### Set task
Open with the line that has "Recreate this image"; close with the line that has "const groups = [ 'Whole". Retype those lines exactly, images excluded.

### Data lines
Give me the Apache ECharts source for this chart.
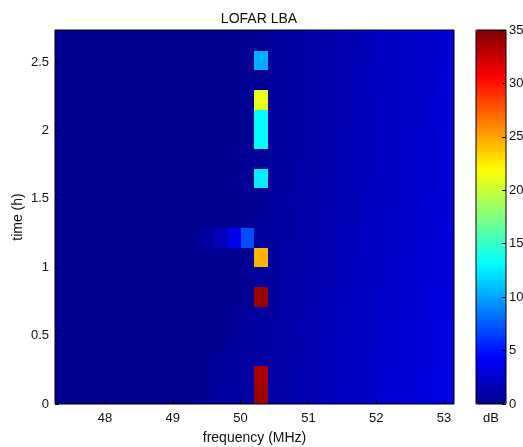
==
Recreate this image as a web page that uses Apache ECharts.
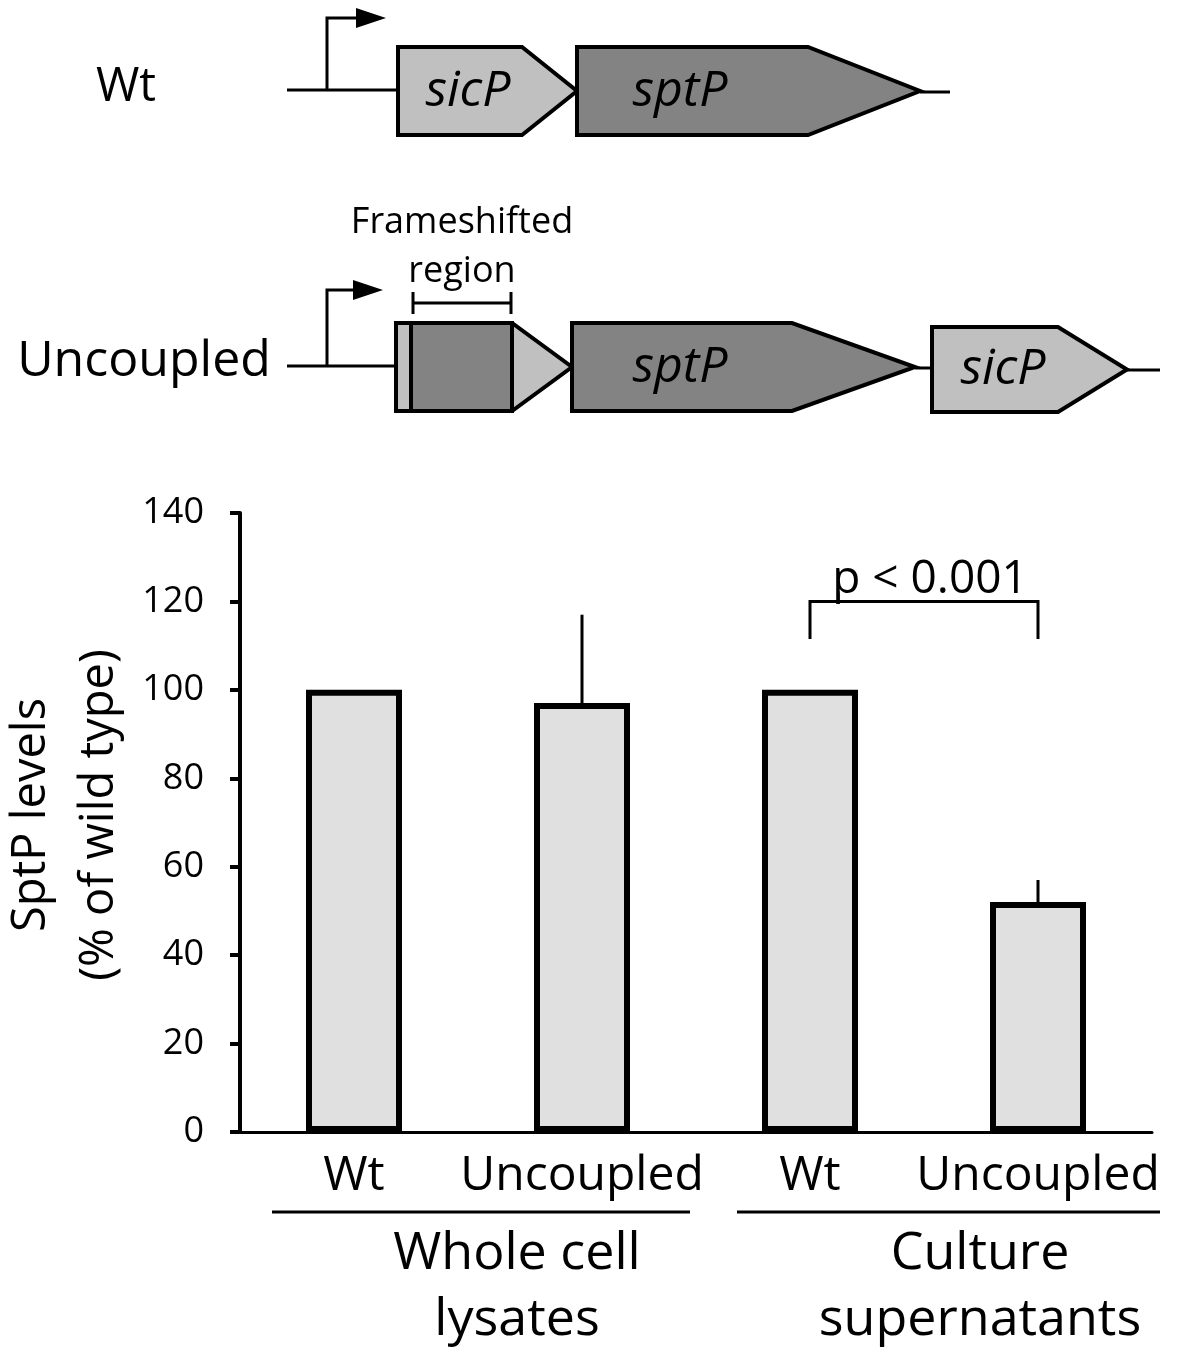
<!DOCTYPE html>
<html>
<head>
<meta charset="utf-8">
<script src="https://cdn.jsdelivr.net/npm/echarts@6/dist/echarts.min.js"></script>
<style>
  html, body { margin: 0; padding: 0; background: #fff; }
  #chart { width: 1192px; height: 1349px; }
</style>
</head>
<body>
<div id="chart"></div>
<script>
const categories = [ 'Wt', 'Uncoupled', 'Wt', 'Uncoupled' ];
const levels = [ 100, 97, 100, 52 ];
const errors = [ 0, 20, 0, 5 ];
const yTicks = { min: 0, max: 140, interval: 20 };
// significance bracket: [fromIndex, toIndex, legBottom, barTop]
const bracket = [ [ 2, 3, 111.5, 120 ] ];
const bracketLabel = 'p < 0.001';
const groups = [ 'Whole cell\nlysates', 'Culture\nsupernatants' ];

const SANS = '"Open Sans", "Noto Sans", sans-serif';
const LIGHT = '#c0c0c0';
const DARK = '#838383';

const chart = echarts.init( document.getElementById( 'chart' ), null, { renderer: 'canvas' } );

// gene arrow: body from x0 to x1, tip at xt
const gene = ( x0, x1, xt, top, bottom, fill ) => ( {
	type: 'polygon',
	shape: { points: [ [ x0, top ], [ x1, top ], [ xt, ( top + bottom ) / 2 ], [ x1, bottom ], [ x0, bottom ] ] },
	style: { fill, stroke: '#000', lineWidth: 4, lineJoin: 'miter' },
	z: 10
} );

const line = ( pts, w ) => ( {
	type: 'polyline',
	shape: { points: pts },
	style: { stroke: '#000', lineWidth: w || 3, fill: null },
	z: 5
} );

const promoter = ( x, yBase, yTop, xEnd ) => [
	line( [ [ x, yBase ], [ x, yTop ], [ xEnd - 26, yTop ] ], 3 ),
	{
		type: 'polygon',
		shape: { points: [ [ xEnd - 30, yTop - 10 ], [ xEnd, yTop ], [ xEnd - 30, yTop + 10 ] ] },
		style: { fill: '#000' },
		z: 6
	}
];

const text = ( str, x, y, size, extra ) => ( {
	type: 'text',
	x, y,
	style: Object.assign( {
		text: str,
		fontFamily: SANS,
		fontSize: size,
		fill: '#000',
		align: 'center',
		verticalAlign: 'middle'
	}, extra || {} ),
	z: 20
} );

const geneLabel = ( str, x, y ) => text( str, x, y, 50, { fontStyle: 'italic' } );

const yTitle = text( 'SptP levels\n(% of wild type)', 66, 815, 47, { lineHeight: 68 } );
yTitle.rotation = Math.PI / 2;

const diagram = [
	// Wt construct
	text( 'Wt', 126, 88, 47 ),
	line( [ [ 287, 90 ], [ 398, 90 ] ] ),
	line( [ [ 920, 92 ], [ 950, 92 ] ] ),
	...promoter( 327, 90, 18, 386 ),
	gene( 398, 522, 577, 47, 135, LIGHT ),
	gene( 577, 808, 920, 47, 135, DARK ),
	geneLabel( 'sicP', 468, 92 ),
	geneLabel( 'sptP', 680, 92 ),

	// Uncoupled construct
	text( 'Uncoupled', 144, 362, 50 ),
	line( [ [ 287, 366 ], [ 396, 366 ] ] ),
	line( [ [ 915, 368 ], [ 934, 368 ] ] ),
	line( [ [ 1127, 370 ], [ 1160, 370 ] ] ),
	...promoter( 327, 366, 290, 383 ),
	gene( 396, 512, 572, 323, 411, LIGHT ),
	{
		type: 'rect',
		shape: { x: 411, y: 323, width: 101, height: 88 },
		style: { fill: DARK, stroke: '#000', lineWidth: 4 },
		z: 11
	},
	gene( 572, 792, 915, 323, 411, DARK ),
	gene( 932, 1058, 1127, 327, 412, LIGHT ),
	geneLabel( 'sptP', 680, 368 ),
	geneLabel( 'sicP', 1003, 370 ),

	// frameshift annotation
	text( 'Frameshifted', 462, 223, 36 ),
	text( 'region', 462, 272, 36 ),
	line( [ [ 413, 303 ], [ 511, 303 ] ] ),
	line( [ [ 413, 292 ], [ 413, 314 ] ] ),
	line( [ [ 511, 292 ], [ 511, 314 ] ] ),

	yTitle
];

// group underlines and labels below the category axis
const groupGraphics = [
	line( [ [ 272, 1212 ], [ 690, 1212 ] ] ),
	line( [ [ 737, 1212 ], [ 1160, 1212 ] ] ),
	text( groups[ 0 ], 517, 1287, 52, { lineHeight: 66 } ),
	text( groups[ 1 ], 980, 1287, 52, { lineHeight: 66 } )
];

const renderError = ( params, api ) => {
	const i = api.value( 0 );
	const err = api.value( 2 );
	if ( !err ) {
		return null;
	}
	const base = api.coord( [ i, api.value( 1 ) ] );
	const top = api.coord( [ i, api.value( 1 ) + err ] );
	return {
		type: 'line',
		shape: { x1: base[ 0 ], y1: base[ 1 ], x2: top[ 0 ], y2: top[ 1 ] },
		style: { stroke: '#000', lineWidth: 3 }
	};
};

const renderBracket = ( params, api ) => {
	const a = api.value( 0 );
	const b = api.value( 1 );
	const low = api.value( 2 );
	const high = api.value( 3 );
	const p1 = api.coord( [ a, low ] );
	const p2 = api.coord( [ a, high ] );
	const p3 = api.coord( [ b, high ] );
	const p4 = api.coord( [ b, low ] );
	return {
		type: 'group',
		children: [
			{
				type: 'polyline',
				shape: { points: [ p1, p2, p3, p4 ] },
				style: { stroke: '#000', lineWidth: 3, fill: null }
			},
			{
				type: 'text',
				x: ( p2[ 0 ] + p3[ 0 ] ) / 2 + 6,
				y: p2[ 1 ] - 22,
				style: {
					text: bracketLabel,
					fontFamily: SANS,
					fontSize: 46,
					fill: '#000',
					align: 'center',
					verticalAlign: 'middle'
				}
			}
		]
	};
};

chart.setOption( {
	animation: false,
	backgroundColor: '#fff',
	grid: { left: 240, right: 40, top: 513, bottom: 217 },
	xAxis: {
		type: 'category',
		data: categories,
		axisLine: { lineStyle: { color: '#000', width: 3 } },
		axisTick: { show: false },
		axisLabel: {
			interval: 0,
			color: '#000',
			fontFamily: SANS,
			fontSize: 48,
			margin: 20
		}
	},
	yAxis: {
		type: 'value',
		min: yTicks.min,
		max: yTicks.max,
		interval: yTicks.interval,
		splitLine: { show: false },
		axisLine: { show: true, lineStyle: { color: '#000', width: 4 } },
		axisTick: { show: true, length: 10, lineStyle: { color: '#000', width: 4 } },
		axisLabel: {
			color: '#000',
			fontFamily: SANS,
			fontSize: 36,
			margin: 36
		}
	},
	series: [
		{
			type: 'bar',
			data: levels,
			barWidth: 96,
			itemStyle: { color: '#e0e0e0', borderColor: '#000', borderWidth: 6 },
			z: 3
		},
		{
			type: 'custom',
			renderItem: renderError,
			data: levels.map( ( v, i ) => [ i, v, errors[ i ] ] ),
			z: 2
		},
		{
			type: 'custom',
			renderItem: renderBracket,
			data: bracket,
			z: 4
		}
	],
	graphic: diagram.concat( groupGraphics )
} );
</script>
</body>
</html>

### Complete response
Recreate this image as a web page that uses Apache ECharts.
<!DOCTYPE html>
<html>
<head>
<meta charset="utf-8">
<script src="https://cdn.jsdelivr.net/npm/echarts@6/dist/echarts.min.js"></script>
<style>
  html, body { margin: 0; padding: 0; background: #fff; }
  #chart { width: 1192px; height: 1349px; }
</style>
</head>
<body>
<div id="chart"></div>
<script>
const categories = [ 'Wt', 'Uncoupled', 'Wt', 'Uncoupled' ];
const levels = [ 100, 97, 100, 52 ];
const errors = [ 0, 20, 0, 5 ];
const yTicks = { min: 0, max: 140, interval: 20 };
// significance bracket: [fromIndex, toIndex, legBottom, barTop]
const bracket = [ [ 2, 3, 111.5, 120 ] ];
const bracketLabel = 'p < 0.001';
const groups = [ 'Whole cell\nlysates', 'Culture\nsupernatants' ];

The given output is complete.